C'è grande attesa per il referendum del 13 e 14 gennaio che vedrà i lavoratori dello stabilimento di Mirafiori esprimersi sul piano di rilancio proposto dalla Fiat. Un appuntamento che sta già surriscaldando gli animi del sindacato e che sta dividendo il mondo politico, economico e sociale. Tanto che nei giorni scorsi è addirittura comparsa una stella a cinque punte che sembra far rivivere al Paese gli spettri degli anni Settanta.

L'Ipo di Chrysler. Intanto, dal Salone di Detroit, il numero uno del Lingotto ha annunciato che Fiat è salita al 25% di Chrysler e ha sottolineato che c'è "la possibilità di salire al 51% entro l'anno perché esistono le risorse. Il progetto è collegato all'Ipo di Chrysler", operazione finanziaria che il manager italo-canadese conta di portare a termine entro il secondo semestre.

Mirafiori: "pronti a investire altrove". Riguardo al referendum di Mirafiori, poi Marchionne ha ribadito: "Con il 51% di voti favorevoli si chiude il discorso. L'investimento si fa. Se non si raggiunge il 51% salta tutto e andiamo altrove. Fiat ha alternative nel mondo, aspettiamo di vedere cosa succederà giovedì e venerdì e se il referendum non passerà ritorneremo a festeggiare a Detroit".

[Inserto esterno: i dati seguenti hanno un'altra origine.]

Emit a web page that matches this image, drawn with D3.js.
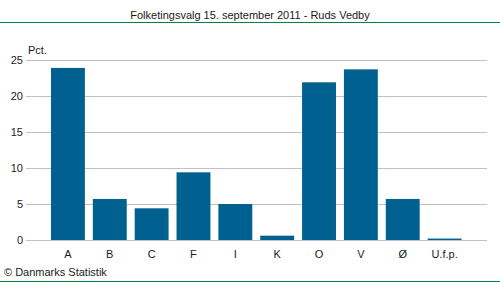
<!DOCTYPE html>
<html>
<head>
<meta charset="utf-8">
<script src="https://cdn.jsdelivr.net/npm/d3@7"></script>
<style>
  body { margin: 0; background: #fff; }
  text { font-family: "Liberation Sans", Arial, sans-serif; }
</style>
</head>
<body>
<svg width="500" height="282"></svg>
<script>
'use strict';

// party letters and vote share (pct.)
var categories = ['A', 'B', 'C', 'F', 'I', 'K', 'O', 'V', 'Ø', 'U.f.p.'];
var values = [23.9, 5.7, 4.4, 9.4, 5.0, 0.6, 21.9, 23.7, 5.7, 0.2];
var yTicks = [0, 5, 10, 15, 20, 25];

var svg = d3.select('svg');

// title and green rules
svg.append('text')
    .attr('x', 250).attr('y', 19)
    .attr('text-anchor', 'middle')
    .attr('font-size', 11)
    .attr('fill', '#1a1a1a')
    .text('Folketingsvalg 15. september 2011 - Ruds Vedby');
svg.append('line').attr('x1', 0).attr('x2', 500).attr('y1', 22.5).attr('y2', 22.5)
    .attr('stroke', '#00843d').attr('stroke-width', 1);
svg.append('line').attr('x1', 0).attr('x2', 500).attr('y1', 281.5).attr('y2', 281.5)
    .attr('stroke', '#00843d').attr('stroke-width', 1);

var x = d3.scaleBand().domain(categories).range([47, 465.5])
    .paddingInner(0.19).paddingOuter(0.095);
var y = d3.scaleLinear().domain([0, 25]).range([240, 60]);

// gridlines
svg.append('g').selectAll('line').data(yTicks).enter().append('line')
    .attr('x1', 26).attr('x2', 487)
    .attr('y1', function (d) { return Math.round(y(d)) + 0.5; })
    .attr('y2', function (d) { return Math.round(y(d)) + 0.5; })
    .attr('stroke', '#c0c0c8').attr('stroke-width', 1);

// y tick labels
svg.append('g').selectAll('text').data(yTicks).enter().append('text')
    .attr('x', 23)
    .attr('y', function (d) { return y(d) + 4; })
    .attr('text-anchor', 'end')
    .attr('font-size', 11)
    .attr('fill', '#1a1a1a')
    .text(function (d) { return d; });

svg.append('text').attr('x', 28).attr('y', 54)
    .attr('font-size', 11).attr('fill', '#1a1a1a').text('Pct.');

// bars
svg.append('g').selectAll('rect').data(values).enter().append('rect')
    .attr('x', function (d, i) { return x(categories[i]); })
    .attr('width', x.bandwidth())
    .attr('y', function (d) { return y(d); })
    .attr('height', function (d) { return y(0) - y(d); })
    .attr('fill', '#006090');

// category labels
svg.append('g').selectAll('text').data(categories).enter().append('text')
    .attr('x', function (d) { return x(d) + x.bandwidth() / 2; })
    .attr('y', 258)
    .attr('text-anchor', 'middle')
    .attr('font-size', 11)
    .attr('fill', '#1a1a1a')
    .text(function (d) { return d; });

svg.append('text').attr('x', 4).attr('y', 276)
    .attr('font-size', 11).attr('fill', '#1a1a1a').text('© Danmarks Statistik');
</script>
</body>
</html>
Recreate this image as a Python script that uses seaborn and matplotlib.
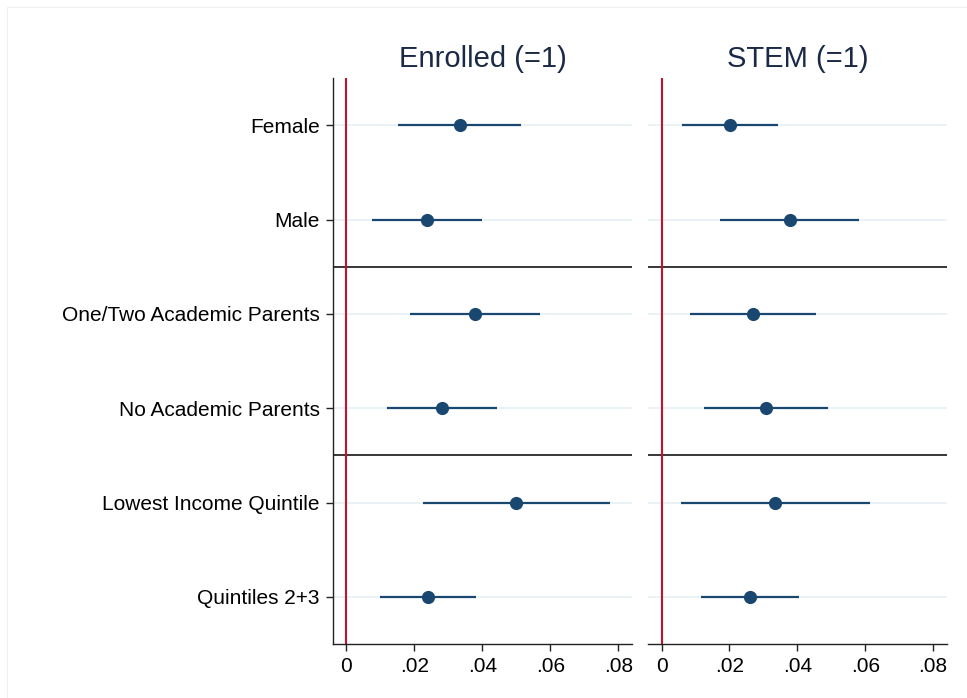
import matplotlib
matplotlib.use("Agg")
import matplotlib.pyplot as plt
import seaborn as sns
import pandas as pd
from matplotlib.patches import Rectangle

# Subgroups, top to bottom
groups = [
    "Female",
    "Male",
    "One/Two Academic Parents",
    "No Academic Parents",
    "Lowest Income Quintile",
    "Quintiles 2+3",
]

# Enrolled (=1): point estimates and 95% confidence bounds
enrolled_est = [0.0333, 0.0236, 0.0377, 0.0282, 0.0500, 0.0240]
enrolled_lo = [0.0153, 0.0076, 0.0186, 0.0121, 0.0226, 0.0100]
enrolled_hi = [0.0514, 0.0398, 0.0569, 0.0444, 0.0774, 0.0381]

# STEM (=1): point estimates and 95% confidence bounds
stem_est = [0.0202, 0.0377, 0.0269, 0.0308, 0.0333, 0.0261]
stem_lo = [0.0061, 0.0171, 0.0084, 0.0126, 0.0056, 0.0117]
stem_hi = [0.0343, 0.0583, 0.0454, 0.0490, 0.0613, 0.0405]

x_ticks = [0, 0.02, 0.04, 0.06, 0.08]
x_ticklabels = ["0", ".02", ".04", ".06", ".08"]

panel_titles = ["Enrolled (=1)", "STEM (=1)"]

sns.set_theme(style="white")
plt.rcParams["font.family"] = ["Liberation Sans", "DejaVu Sans"]

NAVY = "#1a476f"
RED = "#c8102e"
GRID = "#e8f0f3"
TITLE_COLOR = "#1a2946"

fig = plt.figure(figsize=(9.67, 6.98), dpi=100)

# faint outer frame of the graph region
fig.patches.append(Rectangle((7 / 967, -0.1), 1.2, 1 - 7 / 698 + 0.1,
                             transform=fig.transFigure, fill=False,
                             edgecolor="#efefef", linewidth=0.8, zorder=0))

ax_bottom = 1 - 644 / 698
ax_height = 566 / 698
ax_left = fig.add_axes([333 / 967, ax_bottom, 299 / 967, ax_height])
ax_right = fig.add_axes([648.3 / 967, ax_bottom, 298.4 / 967, ax_height])

frames = []
for est, lo, hi in [(enrolled_est, enrolled_lo, enrolled_hi),
                    (stem_est, stem_lo, stem_hi)]:
    frames.append(pd.DataFrame({
        "group": groups,
        "row": list(range(1, len(groups) + 1)),
        "est": est,
        "lo": lo,
        "hi": hi,
    }))

for i, (ax, df, title) in enumerate(zip([ax_left, ax_right], frames, panel_titles)):
    ax.set_xlim(-0.0039, 0.084)
    ax.set_ylim(6.5, 0.5)

    # light row guides
    for r in df["row"]:
        ax.axhline(r, color=GRID, linewidth=1.2, zorder=0)

    # group separators
    for s in [2.5, 4.5]:
        ax.axhline(s, color="black", linewidth=1.1, zorder=1)

    # zero reference line
    ax.axvline(0, color=RED, linewidth=1.5, zorder=2)

    # confidence intervals
    ax.hlines(df["row"], df["lo"], df["hi"], color=NAVY, linewidth=1.6, zorder=3)

    # point estimates
    sns.scatterplot(data=df, x="est", y="row", ax=ax, color=NAVY, s=90,
                    edgecolor=NAVY, linewidth=0, zorder=4, legend=False)

    ax.set_xlabel("")
    ax.set_ylabel("")
    ax.set_title(title, fontsize=21, color=TITLE_COLOR, pad=8)

    ax.set_xticks(x_ticks)
    ax.set_xticklabels(x_ticklabels, fontsize=15)
    ax.tick_params(axis="x", bottom=True, length=5, width=1, color="#222222",
                   pad=4, labelcolor="black")

    for side in ["top", "right"]:
        ax.spines[side].set_visible(False)
    ax.spines["bottom"].set_color("#222222")
    ax.spines["bottom"].set_linewidth(1)

    if i == 0:
        ax.set_yticks(df["row"])
        ax.set_yticklabels(df["group"], fontsize=15)
        ax.tick_params(axis="y", left=True, length=5, width=1, color="#222222",
                       pad=4.5, labelcolor="black")
        ax.spines["left"].set_color("#222222")
        ax.spines["left"].set_linewidth(1)
    else:
        ax.set_yticks([])
        ax.spines["left"].set_visible(False)

fig.savefig("out.png", dpi=100, facecolor="white")
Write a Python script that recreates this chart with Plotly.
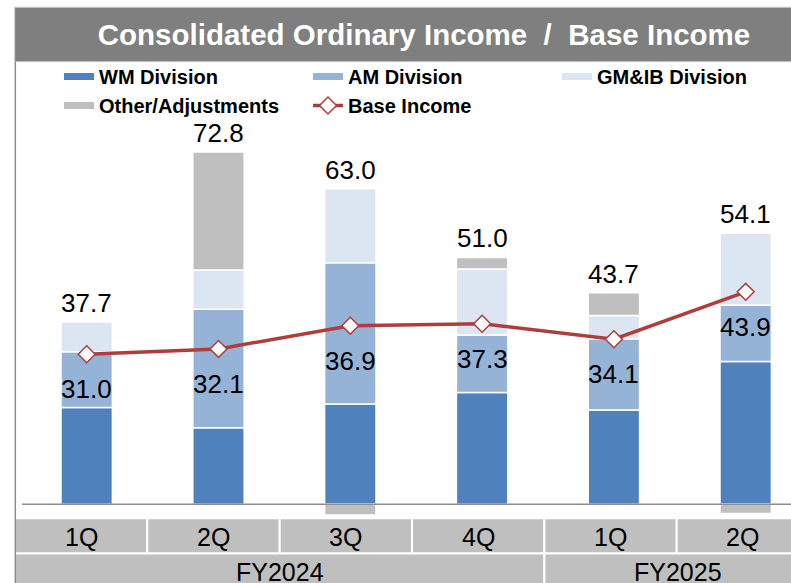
import plotly.graph_objects as go

# ---------------- data ----------------
categories = ["FY2024 1Q", "FY2024 2Q", "FY2024 3Q", "FY2024 4Q", "FY2025 1Q", "FY2025 2Q"]
quarter_labels = ["1Q", "2Q", "3Q", "4Q", "1Q", "2Q"]
fiscal_years = ["FY2024", "FY2025"]
wm_division = [20.0, 15.8, 20.7, 23.1, 19.5, 29.5]
am_division = [11.5, 24.5, 29.2, 11.9, 14.7, 11.7]
gmib_division = [6.2, 8.1, 15.3, 13.6, 4.8, 14.8]
other_adjustments = [0.0, 24.4, -2.2, 2.4, 4.7, -1.9]
consolidated_total = [37.7, 72.8, 63.0, 51.0, 43.7, 54.1]
base_income = [31.0, 32.1, 36.9, 37.3, 34.1, 43.9]

# ---------------- style ----------------
FONT = "Liberation Sans, Arial, sans-serif"
C_WM, C_AM, C_GM, C_OT = "#4F81BD", "#95B3D7", "#DCE6F2", "#BFBFBF"
C_LINE = "#AE3D3C"
W, H = 791, 583
ML = 14  # left margin (px)
PW = W - ML


def px_x(px):
    return (px - ML) / PW


def px_y(py):
    return (H - py) / H


xs = list(range(len(categories)))

fig = go.Figure()
series = [("WM Division", wm_division, C_WM),
          ("AM Division", am_division, C_AM),
          ("GM&IB Division", gmib_division, C_GM),
          ("Other/Adjustments", other_adjustments, C_OT)]
for name, vals, col in series:
    fig.add_trace(go.Bar(x=xs, y=vals, name=name, marker=dict(color=col, line=dict(color="white", width=1.5)),
                         width=0.39, showlegend=False, hoverinfo="name+y"))
# legend proxies (wide flat swatches like the original)
for name, vals, col in series:
    fig.add_trace(go.Scatter(x=[None], y=[None], mode="lines", name=name,
                             line=dict(color=col, width=7), showlegend=True))

fig.add_trace(go.Scatter(x=xs, y=base_income, mode="lines+markers", name="Base Income",
                         line=dict(color=C_LINE, width=3.5),
                         marker=dict(symbol="diamond", size=13, color="white",
                                     line=dict(color=C_LINE, width=1.5))))

annotations = []
# total labels above stacks
for i, tot in enumerate(consolidated_total):
    top = sum(v[i] for _, v, _ in series if v[i] > 0)
    annotations.append(dict(x=i, y=top, xref="x", yref="y", text=f"{tot:.1f}", showarrow=False,
                            xanchor="center", yanchor="middle", yshift=19,
                            font=dict(family=FONT, size=26, color="black")))
# base income labels
for i, b in enumerate(base_income):
    annotations.append(dict(x=i, y=b, xref="x", yref="y", text=f"{b:.1f}", showarrow=False,
                            xanchor="center", yanchor="middle", yshift=-35,
                            font=dict(family=FONT, size=26, color="black")))

shapes = []
# title band
shapes.append(dict(type="rect", xref="paper", yref="paper", x0=px_x(14.7), x1=px_x(795),
                   y0=px_y(61.7), y1=px_y(7.3), fillcolor="#7F7F7F", line=dict(color="#C9C9C9", width=1),
                   layer="below"))
# category table
q_bounds = [15, 147.3, 279.7, 412.0, 544.4, 676.7, 800]
q_centers = [81.2, 213.5, 345.9, 478.2, 610.6, 742.9]
fy_bounds = [15, 544.4, 800]
for i, q in enumerate(quarter_labels):
    x0, x1 = q_bounds[i], q_bounds[i + 1]
    shapes.append(dict(type="rect", xref="paper", yref="paper", x0=px_x(x0), x1=px_x(x1),
                       y0=px_y(553.5), y1=px_y(518.3), fillcolor="#BFBFBF", line=dict(color="white", width=2)))
    annotations.append(dict(x=px_x(q_centers[i]), y=px_y(537), xref="paper", yref="paper", text=q,
                            showarrow=False, xanchor="center", yanchor="middle",
                            font=dict(family=FONT, size=25, color="black")))
for i, fy in enumerate(fiscal_years):
    x0, x1 = fy_bounds[i], fy_bounds[i + 1]
    shapes.append(dict(type="rect", xref="paper", yref="paper", x0=px_x(x0), x1=px_x(x1),
                       y0=px_y(595), y1=px_y(553.5), fillcolor="#BFBFBF", line=dict(color="white", width=2)))
centers_fy = [279.7, 677.5]
for i, fy in enumerate(fiscal_years):
    annotations.append(dict(x=px_x(centers_fy[i]), y=px_y(572), xref="paper", yref="paper", text=fy,
                            showarrow=False, xanchor="center", yanchor="middle",
                            font=dict(family=FONT, size=25, color="black")))
# left frame line
shapes.append(dict(type="line", xref="paper", yref="paper", x0=px_x(15.3), x1=px_x(15.3),
                   y0=0, y1=px_y(61.7), line=dict(color="#8C8C8C", width=1.5)))
# zero axis line
shapes.append(dict(type="line", xref="paper", yref="y", x0=px_x(22), x1=1, y0=0, y1=0,
                   line=dict(color="#8C8C8C", width=1.5), layer="above"))

# axes geometry
K = 4.84          # px per unit
BASE_PX = 504.3   # pixel of zero
TOP_PX, BOT_PX = 62, 517
y_range = [(BASE_PX - BOT_PX) / K, (BASE_PX - TOP_PX) / K]
PITCH = 131.8
C0 = 86.7
x_range = [(ML - C0) / PITCH, (W - C0) / PITCH]

fig.update_layout(
    width=W, height=H,
    margin=dict(l=ML, r=0, t=0, b=0, autoexpand=False),
    paper_bgcolor="white", plot_bgcolor="rgba(0,0,0,0)",
    barmode="relative",
    title=dict(text="Consolidated Ordinary Income\u00a0\u00a0/\u00a0\u00a0Base Income", xref="container",
               yref="container", x=424 / W, xanchor="center", y=1 - 34.5 / H, yanchor="middle",
               font=dict(family=FONT, size=29.5, color="white", weight="bold")),
    xaxis=dict(range=x_range, domain=[0, 1], showticklabels=False, showgrid=False, zeroline=False,
               showline=False, fixedrange=True),
    yaxis=dict(range=y_range, domain=[px_y(BOT_PX), px_y(TOP_PX)], showticklabels=False, showgrid=False,
               zeroline=False, showline=False, fixedrange=True),
    legend=dict(orientation="h", x=px_x(59), xanchor="left", y=px_y(57), yanchor="top",
                entrywidth=204, entrywidthmode="pixels", traceorder="normal",
                font=dict(family=FONT, size=20, color="black", weight="bold"),
                bgcolor="rgba(0,0,0,0)", itemclick=False, itemdoubleclick=False),
    shapes=shapes,
    annotations=annotations,
    showlegend=True,
)

fig.write_html("out.html", config={"displayModeBar": False},
               post_script="document.body.style.margin='0px';document.body.style.overflow='hidden';")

Problemi sociali. Marchionne, poi, si è rifiutato di assumersi la responsabilità del clima di contrapposizione che si sta vivendo in merito alla vicenda di Mirafiori. "In Italia, per ragioni storiche e ideologiche la gente non si riconosce in questa nuova proposta della Fiat. Io il passato lo conosco e lo capisco. La storia l'ho vissuta, ma il problema deve essere adeguato alla realtà di oggi". Secondo l'a.d., quindi, la Fiat non può essere considerata la causa del clima di tensione sociale. "Il mio ruolo è più umile: io faccio vetture e cerco di venderle, il problema sociale deve essere risolto da altri. Noi come Fiat possiamo solo creare le condizioni per lo sviluppo. C'è un impegno in questo senso".